── Source material ──
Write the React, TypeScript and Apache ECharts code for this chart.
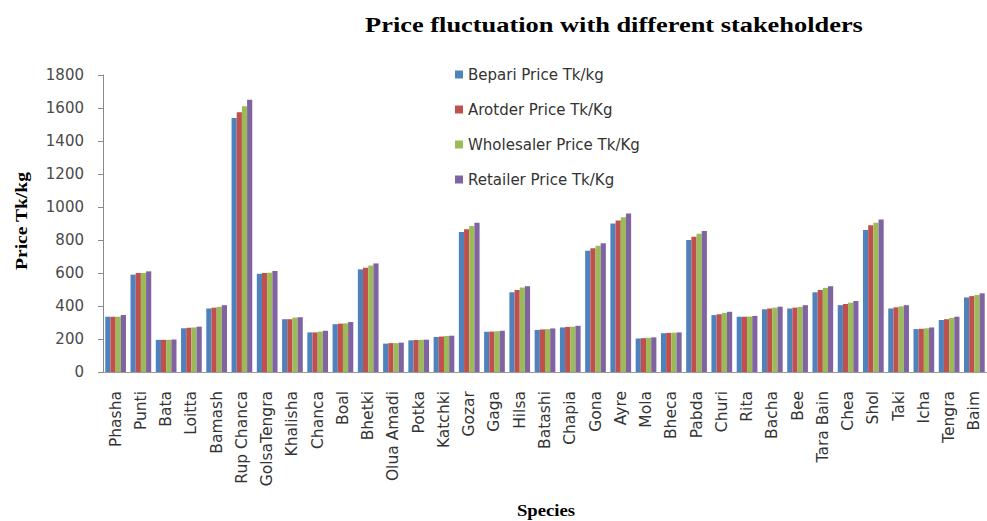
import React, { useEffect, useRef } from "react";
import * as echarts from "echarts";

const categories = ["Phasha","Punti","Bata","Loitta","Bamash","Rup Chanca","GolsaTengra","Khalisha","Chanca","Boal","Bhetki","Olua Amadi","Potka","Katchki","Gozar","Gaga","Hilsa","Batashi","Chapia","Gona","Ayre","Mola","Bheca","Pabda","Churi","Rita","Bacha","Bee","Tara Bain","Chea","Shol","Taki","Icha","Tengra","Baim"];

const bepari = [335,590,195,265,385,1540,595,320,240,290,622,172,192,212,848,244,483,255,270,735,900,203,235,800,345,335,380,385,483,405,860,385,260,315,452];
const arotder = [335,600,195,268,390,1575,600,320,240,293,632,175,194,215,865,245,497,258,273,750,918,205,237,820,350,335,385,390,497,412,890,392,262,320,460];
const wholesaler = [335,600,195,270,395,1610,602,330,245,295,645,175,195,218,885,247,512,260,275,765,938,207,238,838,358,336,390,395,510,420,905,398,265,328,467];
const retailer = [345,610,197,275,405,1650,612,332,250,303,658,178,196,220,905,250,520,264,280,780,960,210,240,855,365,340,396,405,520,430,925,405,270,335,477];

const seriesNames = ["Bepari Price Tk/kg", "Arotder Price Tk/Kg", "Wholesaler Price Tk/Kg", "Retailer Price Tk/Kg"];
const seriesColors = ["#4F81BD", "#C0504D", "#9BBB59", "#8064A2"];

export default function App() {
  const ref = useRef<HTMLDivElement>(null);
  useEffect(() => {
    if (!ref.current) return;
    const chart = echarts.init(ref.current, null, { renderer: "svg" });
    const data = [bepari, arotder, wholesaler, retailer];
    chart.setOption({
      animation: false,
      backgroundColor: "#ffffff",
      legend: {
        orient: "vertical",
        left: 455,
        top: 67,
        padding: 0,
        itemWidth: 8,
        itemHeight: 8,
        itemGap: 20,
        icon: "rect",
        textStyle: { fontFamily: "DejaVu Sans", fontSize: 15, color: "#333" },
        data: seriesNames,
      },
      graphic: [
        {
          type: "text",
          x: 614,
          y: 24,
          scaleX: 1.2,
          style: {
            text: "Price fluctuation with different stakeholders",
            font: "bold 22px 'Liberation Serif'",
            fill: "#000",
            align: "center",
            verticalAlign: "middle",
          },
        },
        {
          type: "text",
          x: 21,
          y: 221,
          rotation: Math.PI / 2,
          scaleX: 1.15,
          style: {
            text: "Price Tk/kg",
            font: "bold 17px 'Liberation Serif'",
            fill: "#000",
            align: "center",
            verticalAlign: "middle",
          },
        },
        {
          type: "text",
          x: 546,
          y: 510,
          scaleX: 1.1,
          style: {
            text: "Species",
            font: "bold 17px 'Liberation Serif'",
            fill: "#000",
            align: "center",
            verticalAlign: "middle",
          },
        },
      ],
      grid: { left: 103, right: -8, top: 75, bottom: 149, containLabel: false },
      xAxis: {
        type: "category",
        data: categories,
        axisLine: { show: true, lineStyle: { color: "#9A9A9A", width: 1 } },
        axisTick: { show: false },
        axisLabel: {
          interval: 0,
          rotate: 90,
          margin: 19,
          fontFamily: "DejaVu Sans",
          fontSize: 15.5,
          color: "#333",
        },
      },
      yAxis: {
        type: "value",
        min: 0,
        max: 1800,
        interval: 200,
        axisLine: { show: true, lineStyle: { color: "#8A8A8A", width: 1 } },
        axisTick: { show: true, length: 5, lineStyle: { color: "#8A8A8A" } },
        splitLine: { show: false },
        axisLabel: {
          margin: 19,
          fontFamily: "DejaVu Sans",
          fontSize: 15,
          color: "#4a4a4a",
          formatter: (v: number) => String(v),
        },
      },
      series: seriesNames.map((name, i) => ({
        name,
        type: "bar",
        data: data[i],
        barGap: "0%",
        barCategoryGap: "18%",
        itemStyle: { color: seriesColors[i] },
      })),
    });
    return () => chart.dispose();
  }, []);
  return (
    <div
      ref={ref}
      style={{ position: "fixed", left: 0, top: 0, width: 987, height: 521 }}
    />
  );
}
───
▶ [Exercise task]:
Quote every line word for word and keep the images out of the copy.

▶ [Output for this exercise]:
Write the React, TypeScript and Apache ECharts code for this chart.
import React, { useEffect, useRef } from "react";
import * as echarts from "echarts";

const categories = ["Phasha","Punti","Bata","Loitta","Bamash","Rup Chanca","GolsaTengra","Khalisha","Chanca","Boal","Bhetki","Olua Amadi","Potka","Katchki","Gozar","Gaga","Hilsa","Batashi","Chapia","Gona","Ayre","Mola","Bheca","Pabda","Churi","Rita","Bacha","Bee","Tara Bain","Chea","Shol","Taki","Icha","Tengra","Baim"];

const bepari = [335,590,195,265,385,1540,595,320,240,290,622,172,192,212,848,244,483,255,270,735,900,203,235,800,345,335,380,385,483,405,860,385,260,315,452];
const arotder = [335,600,195,268,390,1575,600,320,240,293,632,175,194,215,865,245,497,258,273,750,918,205,237,820,350,335,385,390,497,412,890,392,262,320,460];
const wholesaler = [335,600,195,270,395,1610,602,330,245,295,645,175,195,218,885,247,512,260,275,765,938,207,238,838,358,336,390,395,510,420,905,398,265,328,467];
const retailer = [345,610,197,275,405,1650,612,332,250,303,658,178,196,220,905,250,520,264,280,780,960,210,240,855,365,340,396,405,520,430,925,405,270,335,477];

const seriesNames = ["Bepari Price Tk/kg", "Arotder Price Tk/Kg", "Wholesaler Price Tk/Kg", "Retailer Price Tk/Kg"];
const seriesColors = ["#4F81BD", "#C0504D", "#9BBB59", "#8064A2"];

export default function App() {
  const ref = useRef<HTMLDivElement>(null);
  useEffect(() => {
    if (!ref.current) return;
    const chart = echarts.init(ref.current, null, { renderer: "svg" });
    const data = [bepari, arotder, wholesaler, retailer];
    chart.setOption({
      animation: false,
      backgroundColor: "#ffffff",
      legend: {
        orient: "vertical",
        left: 455,
        top: 67,
        padding: 0,
        itemWidth: 8,
        itemHeight: 8,
        itemGap: 20,
        icon: "rect",
        textStyle: { fontFamily: "DejaVu Sans", fontSize: 15, color: "#333" },
        data: seriesNames,
      },
      graphic: [
        {
          type: "text",
          x: 614,
          y: 24,
          scaleX: 1.2,
          style: {
            text: "Price fluctuation with different stakeholders",
            font: "bold 22px 'Liberation Serif'",
            fill: "#000",
            align: "center",
            verticalAlign: "middle",
          },
        },
        {
          type: "text",
          x: 21,
          y: 221,
          rotation: Math.PI / 2,
          scaleX: 1.15,
          style: {
            text: "Price Tk/kg",
            font: "bold 17px 'Liberation Serif'",
            fill: "#000",
            align: "center",
            verticalAlign: "middle",
          },
        },
        {
          type: "text",
          x: 546,
          y: 510,
          scaleX: 1.1,
          style: {
            text: "Species",
            font: "bold 17px 'Liberation Serif'",
            fill: "#000",
            align: "center",
            verticalAlign: "middle",
          },
        },
      ],
      grid: { left: 103, right: -8, top: 75, bottom: 149, containLabel: false },
      xAxis: {
        type: "category",
        data: categories,
        axisLine: { show: true, lineStyle: { color: "#9A9A9A", width: 1 } },
        axisTick: { show: false },
        axisLabel: {
          interval: 0,
          rotate: 90,
          margin: 19,
          fontFamily: "DejaVu Sans",
          fontSize: 15.5,
          color: "#333",
        },
      },
      yAxis: {
        type: "value",
        min: 0,
        max: 1800,
        interval: 200,
        axisLine: { show: true, lineStyle: { color: "#8A8A8A", width: 1 } },
        axisTick: { show: true, length: 5, lineStyle: { color: "#8A8A8A" } },
        splitLine: { show: false },
        axisLabel: {
          margin: 19,
          fontFamily: "DejaVu Sans",
          fontSize: 15,
          color: "#4a4a4a",
          formatter: (v: number) => String(v),
        },
      },
      series: seriesNames.map((name, i) => ({
        name,
        type: "bar",
        data: data[i],
        barGap: "0%",
        barCategoryGap: "18%",
        itemStyle: { color: seriesColors[i] },
      })),
    });
    return () => chart.dispose();
  }, []);
  return (
    <div
      ref={ref}
      style={{ position: "fixed", left: 0, top: 0, width: 987, height: 521 }}
    />
  );
}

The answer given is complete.